Can you write out all the lines word for word, with no pictures?

--- Dataset content ---

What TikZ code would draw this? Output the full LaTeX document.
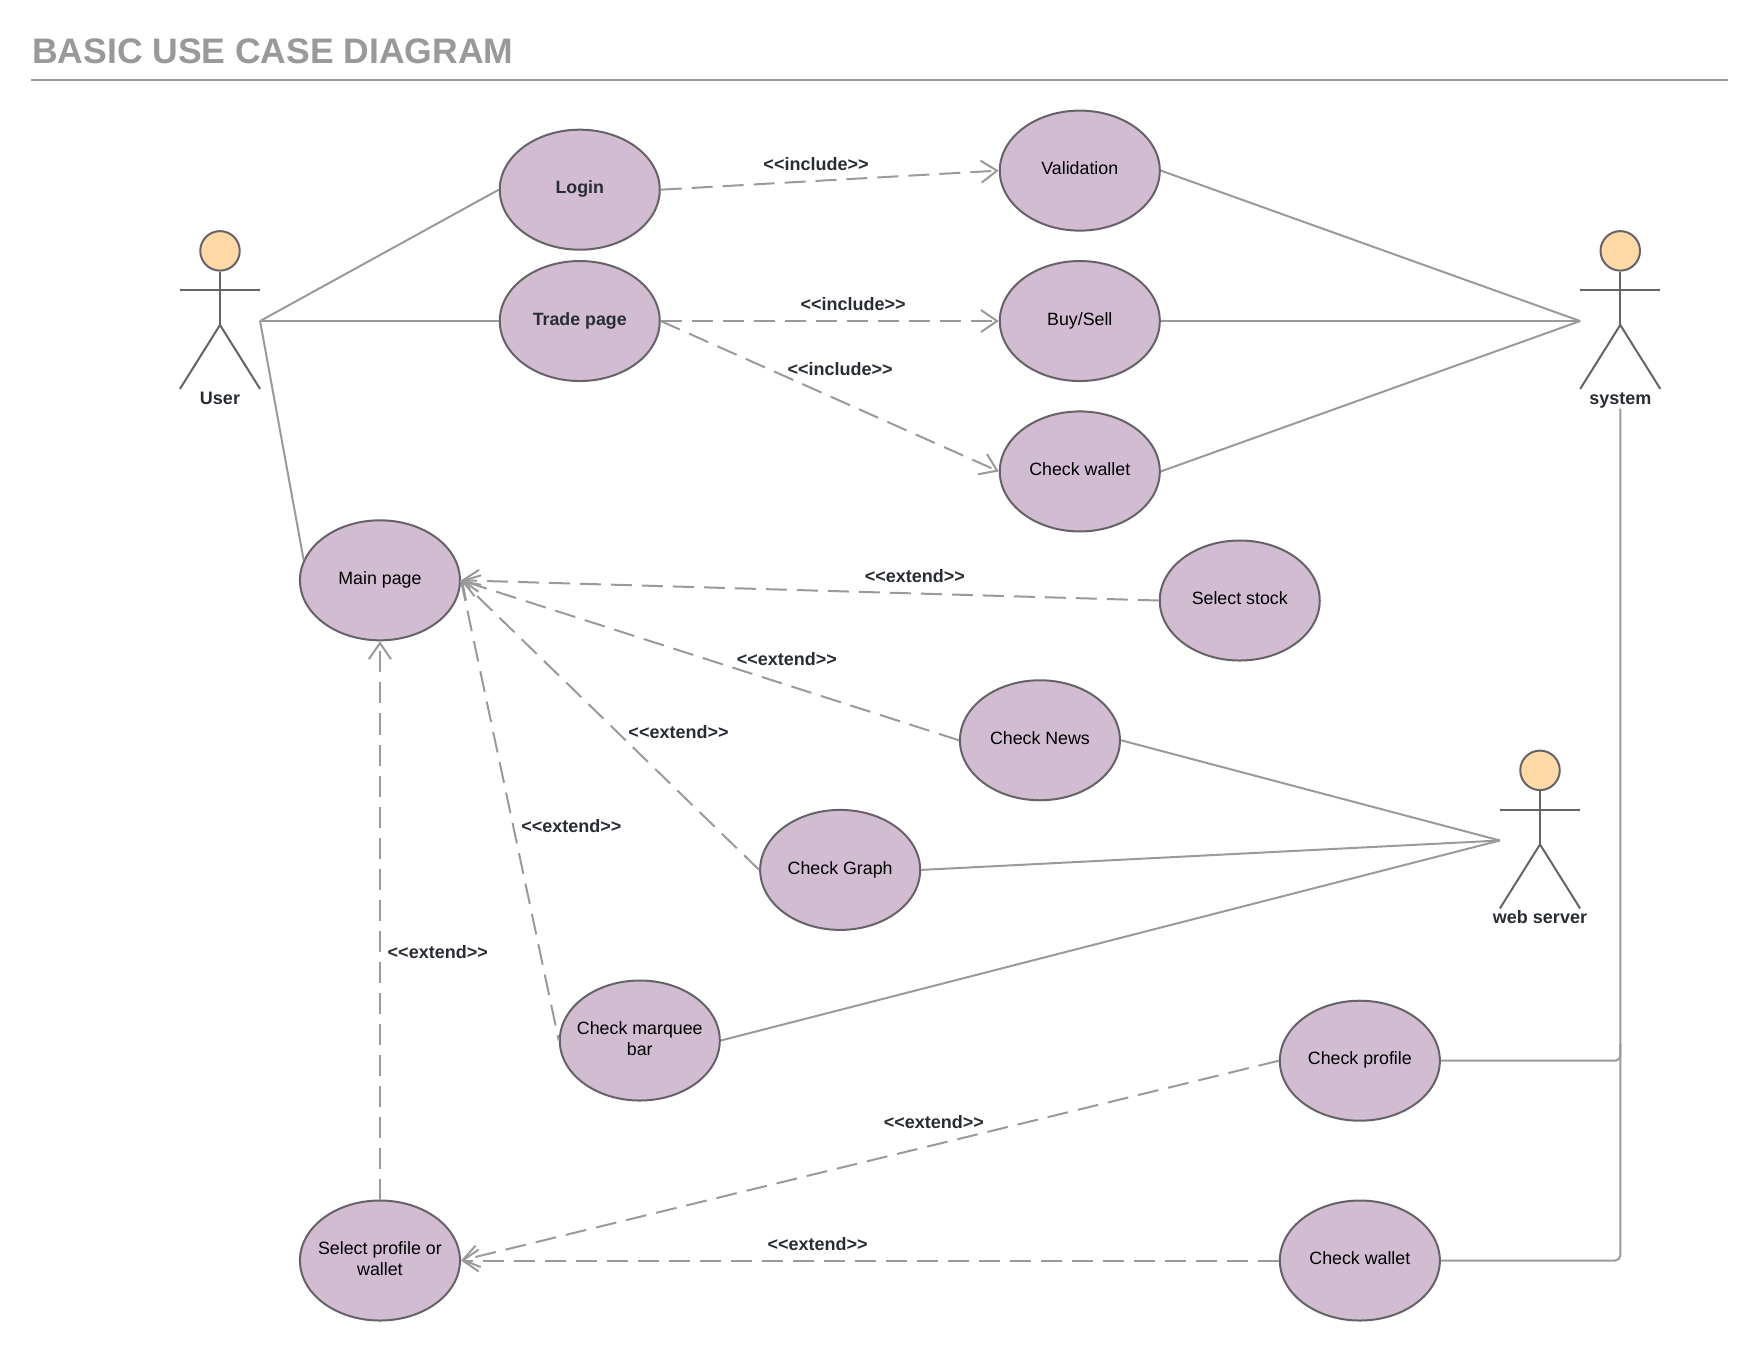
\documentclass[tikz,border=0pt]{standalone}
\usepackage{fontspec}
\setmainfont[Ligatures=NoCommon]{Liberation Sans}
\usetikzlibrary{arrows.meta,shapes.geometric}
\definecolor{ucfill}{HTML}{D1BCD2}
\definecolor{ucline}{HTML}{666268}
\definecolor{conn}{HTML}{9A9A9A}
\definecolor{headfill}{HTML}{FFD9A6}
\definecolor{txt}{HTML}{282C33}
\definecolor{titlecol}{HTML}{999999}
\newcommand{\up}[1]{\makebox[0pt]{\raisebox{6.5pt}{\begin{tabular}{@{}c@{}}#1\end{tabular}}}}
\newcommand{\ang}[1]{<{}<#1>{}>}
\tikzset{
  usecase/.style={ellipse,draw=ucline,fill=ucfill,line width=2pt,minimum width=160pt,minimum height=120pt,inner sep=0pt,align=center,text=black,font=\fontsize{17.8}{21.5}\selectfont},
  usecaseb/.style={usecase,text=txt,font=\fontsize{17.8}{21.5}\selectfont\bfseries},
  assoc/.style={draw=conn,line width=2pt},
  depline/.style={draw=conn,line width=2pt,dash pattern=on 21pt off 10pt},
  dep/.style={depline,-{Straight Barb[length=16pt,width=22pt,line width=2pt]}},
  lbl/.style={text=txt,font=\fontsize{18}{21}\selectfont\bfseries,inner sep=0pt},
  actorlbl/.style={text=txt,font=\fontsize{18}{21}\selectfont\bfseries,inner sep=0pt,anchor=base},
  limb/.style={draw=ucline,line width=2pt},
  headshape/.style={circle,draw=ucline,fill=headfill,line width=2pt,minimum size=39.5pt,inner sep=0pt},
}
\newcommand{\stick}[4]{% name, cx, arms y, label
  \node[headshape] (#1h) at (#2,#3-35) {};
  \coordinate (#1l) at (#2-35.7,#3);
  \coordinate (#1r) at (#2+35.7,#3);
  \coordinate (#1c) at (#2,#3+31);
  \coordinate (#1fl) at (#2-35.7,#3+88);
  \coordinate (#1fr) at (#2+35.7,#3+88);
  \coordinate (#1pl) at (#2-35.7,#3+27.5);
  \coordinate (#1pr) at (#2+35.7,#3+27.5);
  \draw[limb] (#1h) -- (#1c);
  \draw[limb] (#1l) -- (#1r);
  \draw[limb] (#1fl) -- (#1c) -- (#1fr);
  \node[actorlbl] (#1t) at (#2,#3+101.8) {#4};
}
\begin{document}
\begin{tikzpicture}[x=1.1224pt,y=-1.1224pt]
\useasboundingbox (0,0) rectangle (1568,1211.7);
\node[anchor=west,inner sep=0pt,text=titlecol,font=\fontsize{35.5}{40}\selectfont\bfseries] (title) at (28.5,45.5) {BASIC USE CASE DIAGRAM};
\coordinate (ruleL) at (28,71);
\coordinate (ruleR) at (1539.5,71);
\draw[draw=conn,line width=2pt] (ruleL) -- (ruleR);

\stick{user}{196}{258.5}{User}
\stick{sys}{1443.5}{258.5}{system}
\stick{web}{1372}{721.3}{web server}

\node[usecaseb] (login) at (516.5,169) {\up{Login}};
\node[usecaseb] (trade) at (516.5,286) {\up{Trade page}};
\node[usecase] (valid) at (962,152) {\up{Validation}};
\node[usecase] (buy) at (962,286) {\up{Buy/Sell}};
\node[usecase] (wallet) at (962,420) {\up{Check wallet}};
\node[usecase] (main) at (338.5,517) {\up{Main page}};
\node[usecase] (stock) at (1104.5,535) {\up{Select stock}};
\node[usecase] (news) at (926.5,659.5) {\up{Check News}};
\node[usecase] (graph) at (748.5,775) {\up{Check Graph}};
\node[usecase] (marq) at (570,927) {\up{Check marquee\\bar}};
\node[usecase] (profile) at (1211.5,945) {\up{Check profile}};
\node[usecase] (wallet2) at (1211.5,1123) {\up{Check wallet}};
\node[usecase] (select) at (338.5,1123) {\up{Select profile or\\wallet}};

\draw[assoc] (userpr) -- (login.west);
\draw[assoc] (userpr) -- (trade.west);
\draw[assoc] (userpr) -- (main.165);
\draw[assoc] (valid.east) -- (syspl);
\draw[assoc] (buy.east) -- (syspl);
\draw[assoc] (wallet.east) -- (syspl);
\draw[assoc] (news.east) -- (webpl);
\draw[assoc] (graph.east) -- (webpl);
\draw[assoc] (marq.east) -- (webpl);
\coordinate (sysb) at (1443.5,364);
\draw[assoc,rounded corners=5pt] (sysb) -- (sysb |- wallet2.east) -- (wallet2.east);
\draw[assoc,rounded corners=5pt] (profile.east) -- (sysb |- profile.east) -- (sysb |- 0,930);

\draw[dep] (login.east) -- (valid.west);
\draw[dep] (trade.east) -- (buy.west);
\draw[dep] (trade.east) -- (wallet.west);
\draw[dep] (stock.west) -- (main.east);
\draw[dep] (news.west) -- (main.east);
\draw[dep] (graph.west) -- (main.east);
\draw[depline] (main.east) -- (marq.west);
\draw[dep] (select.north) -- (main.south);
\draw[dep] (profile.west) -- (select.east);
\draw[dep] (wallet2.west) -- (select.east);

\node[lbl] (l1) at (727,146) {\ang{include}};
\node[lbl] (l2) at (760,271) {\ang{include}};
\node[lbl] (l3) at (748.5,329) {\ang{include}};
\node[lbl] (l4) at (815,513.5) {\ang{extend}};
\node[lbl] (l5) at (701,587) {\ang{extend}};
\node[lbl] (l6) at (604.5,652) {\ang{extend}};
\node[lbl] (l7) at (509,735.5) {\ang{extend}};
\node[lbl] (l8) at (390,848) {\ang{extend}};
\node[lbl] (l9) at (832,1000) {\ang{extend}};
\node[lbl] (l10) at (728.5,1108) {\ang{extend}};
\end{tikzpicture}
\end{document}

---

## Reply to the task
What TikZ code would draw this? Output the full LaTeX document.
\documentclass[tikz,border=0pt]{standalone}
\usepackage{fontspec}
\setmainfont[Ligatures=NoCommon]{Liberation Sans}
\usetikzlibrary{arrows.meta,shapes.geometric}
\definecolor{ucfill}{HTML}{D1BCD2}
\definecolor{ucline}{HTML}{666268}
\definecolor{conn}{HTML}{9A9A9A}
\definecolor{headfill}{HTML}{FFD9A6}
\definecolor{txt}{HTML}{282C33}
\definecolor{titlecol}{HTML}{999999}
\newcommand{\up}[1]{\makebox[0pt]{\raisebox{6.5pt}{\begin{tabular}{@{}c@{}}#1\end{tabular}}}}
\newcommand{\ang}[1]{<{}<#1>{}>}
\tikzset{
  usecase/.style={ellipse,draw=ucline,fill=ucfill,line width=2pt,minimum width=160pt,minimum height=120pt,inner sep=0pt,align=center,text=black,font=\fontsize{17.8}{21.5}\selectfont},
  usecaseb/.style={usecase,text=txt,font=\fontsize{17.8}{21.5}\selectfont\bfseries},
  assoc/.style={draw=conn,line width=2pt},
  depline/.style={draw=conn,line width=2pt,dash pattern=on 21pt off 10pt},
  dep/.style={depline,-{Straight Barb[length=16pt,width=22pt,line width=2pt]}},
  lbl/.style={text=txt,font=\fontsize{18}{21}\selectfont\bfseries,inner sep=0pt},
  actorlbl/.style={text=txt,font=\fontsize{18}{21}\selectfont\bfseries,inner sep=0pt,anchor=base},
  limb/.style={draw=ucline,line width=2pt},
  headshape/.style={circle,draw=ucline,fill=headfill,line width=2pt,minimum size=39.5pt,inner sep=0pt},
}
\newcommand{\stick}[4]{% name, cx, arms y, label
  \node[headshape] (#1h) at (#2,#3-35) {};
  \coordinate (#1l) at (#2-35.7,#3);
  \coordinate (#1r) at (#2+35.7,#3);
  \coordinate (#1c) at (#2,#3+31);
  \coordinate (#1fl) at (#2-35.7,#3+88);
  \coordinate (#1fr) at (#2+35.7,#3+88);
  \coordinate (#1pl) at (#2-35.7,#3+27.5);
  \coordinate (#1pr) at (#2+35.7,#3+27.5);
  \draw[limb] (#1h) -- (#1c);
  \draw[limb] (#1l) -- (#1r);
  \draw[limb] (#1fl) -- (#1c) -- (#1fr);
  \node[actorlbl] (#1t) at (#2,#3+101.8) {#4};
}
\begin{document}
\begin{tikzpicture}[x=1.1224pt,y=-1.1224pt]
\useasboundingbox (0,0) rectangle (1568,1211.7);
\node[anchor=west,inner sep=0pt,text=titlecol,font=\fontsize{35.5}{40}\selectfont\bfseries] (title) at (28.5,45.5) {BASIC USE CASE DIAGRAM};
\coordinate (ruleL) at (28,71);
\coordinate (ruleR) at (1539.5,71);
\draw[draw=conn,line width=2pt] (ruleL) -- (ruleR);

\stick{user}{196}{258.5}{User}
\stick{sys}{1443.5}{258.5}{system}
\stick{web}{1372}{721.3}{web server}

\node[usecaseb] (login) at (516.5,169) {\up{Login}};
\node[usecaseb] (trade) at (516.5,286) {\up{Trade page}};
\node[usecase] (valid) at (962,152) {\up{Validation}};
\node[usecase] (buy) at (962,286) {\up{Buy/Sell}};
\node[usecase] (wallet) at (962,420) {\up{Check wallet}};
\node[usecase] (main) at (338.5,517) {\up{Main page}};
\node[usecase] (stock) at (1104.5,535) {\up{Select stock}};
\node[usecase] (news) at (926.5,659.5) {\up{Check News}};
\node[usecase] (graph) at (748.5,775) {\up{Check Graph}};
\node[usecase] (marq) at (570,927) {\up{Check marquee\\bar}};
\node[usecase] (profile) at (1211.5,945) {\up{Check profile}};
\node[usecase] (wallet2) at (1211.5,1123) {\up{Check wallet}};
\node[usecase] (select) at (338.5,1123) {\up{Select profile or\\wallet}};

\draw[assoc] (userpr) -- (login.west);
\draw[assoc] (userpr) -- (trade.west);
\draw[assoc] (userpr) -- (main.165);
\draw[assoc] (valid.east) -- (syspl);
\draw[assoc] (buy.east) -- (syspl);
\draw[assoc] (wallet.east) -- (syspl);
\draw[assoc] (news.east) -- (webpl);
\draw[assoc] (graph.east) -- (webpl);
\draw[assoc] (marq.east) -- (webpl);
\coordinate (sysb) at (1443.5,364);
\draw[assoc,rounded corners=5pt] (sysb) -- (sysb |- wallet2.east) -- (wallet2.east);
\draw[assoc,rounded corners=5pt] (profile.east) -- (sysb |- profile.east) -- (sysb |- 0,930);

\draw[dep] (login.east) -- (valid.west);
\draw[dep] (trade.east) -- (buy.west);
\draw[dep] (trade.east) -- (wallet.west);
\draw[dep] (stock.west) -- (main.east);
\draw[dep] (news.west) -- (main.east);
\draw[dep] (graph.west) -- (main.east);
\draw[depline] (main.east) -- (marq.west);
\draw[dep] (select.north) -- (main.south);
\draw[dep] (profile.west) -- (select.east);
\draw[dep] (wallet2.west) -- (select.east);

\node[lbl] (l1) at (727,146) {\ang{include}};
\node[lbl] (l2) at (760,271) {\ang{include}};
\node[lbl] (l3) at (748.5,329) {\ang{include}};
\node[lbl] (l4) at (815,513.5) {\ang{extend}};
\node[lbl] (l5) at (701,587) {\ang{extend}};
\node[lbl] (l6) at (604.5,652) {\ang{extend}};
\node[lbl] (l7) at (509,735.5) {\ang{extend}};
\node[lbl] (l8) at (390,848) {\ang{extend}};
\node[lbl] (l9) at (832,1000) {\ang{extend}};
\node[lbl] (l10) at (728.5,1108) {\ang{extend}};
\end{tikzpicture}
\end{document}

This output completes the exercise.